(Source data):
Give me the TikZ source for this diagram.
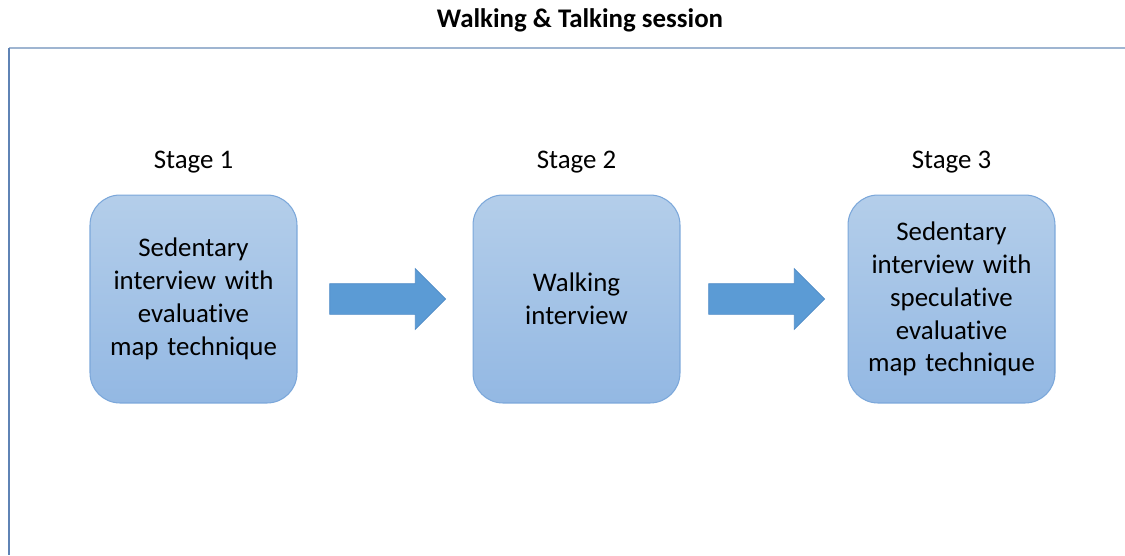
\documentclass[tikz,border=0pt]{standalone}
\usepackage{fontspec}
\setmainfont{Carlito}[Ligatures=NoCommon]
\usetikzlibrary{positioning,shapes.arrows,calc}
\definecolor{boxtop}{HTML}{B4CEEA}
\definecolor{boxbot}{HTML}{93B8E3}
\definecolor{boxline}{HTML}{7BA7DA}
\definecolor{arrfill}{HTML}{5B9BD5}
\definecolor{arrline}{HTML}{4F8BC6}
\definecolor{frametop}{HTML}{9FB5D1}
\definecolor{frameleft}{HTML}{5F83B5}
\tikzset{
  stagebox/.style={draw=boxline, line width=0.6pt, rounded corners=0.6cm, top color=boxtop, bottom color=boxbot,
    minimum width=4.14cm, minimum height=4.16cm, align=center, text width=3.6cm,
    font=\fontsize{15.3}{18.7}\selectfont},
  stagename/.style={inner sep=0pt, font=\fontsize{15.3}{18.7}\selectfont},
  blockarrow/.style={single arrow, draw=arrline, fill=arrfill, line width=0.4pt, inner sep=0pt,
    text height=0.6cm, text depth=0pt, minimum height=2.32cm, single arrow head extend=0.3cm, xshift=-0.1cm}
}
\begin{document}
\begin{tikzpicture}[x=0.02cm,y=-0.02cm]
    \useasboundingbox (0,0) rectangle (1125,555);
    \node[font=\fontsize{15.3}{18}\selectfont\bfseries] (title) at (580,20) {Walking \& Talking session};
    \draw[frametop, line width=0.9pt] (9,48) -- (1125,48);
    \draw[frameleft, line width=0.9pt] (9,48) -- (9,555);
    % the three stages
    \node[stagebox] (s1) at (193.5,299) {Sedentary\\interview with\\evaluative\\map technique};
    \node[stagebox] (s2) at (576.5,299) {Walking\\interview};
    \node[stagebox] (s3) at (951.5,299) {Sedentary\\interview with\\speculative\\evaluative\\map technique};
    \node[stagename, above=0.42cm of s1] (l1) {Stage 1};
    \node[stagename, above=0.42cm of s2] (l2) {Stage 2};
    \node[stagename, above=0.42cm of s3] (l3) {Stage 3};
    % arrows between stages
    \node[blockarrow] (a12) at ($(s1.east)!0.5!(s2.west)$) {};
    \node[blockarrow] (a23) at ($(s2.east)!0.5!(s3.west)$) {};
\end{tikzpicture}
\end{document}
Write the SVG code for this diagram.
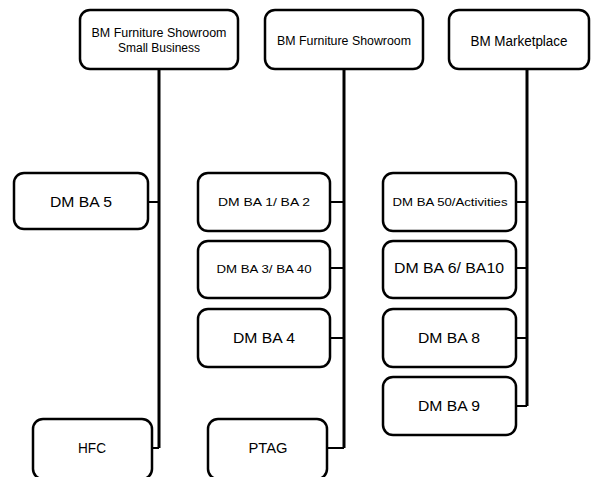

(Task to complete): Report how many lines of the listing hold the word "this", with nothing but the number.

(Task solution): 2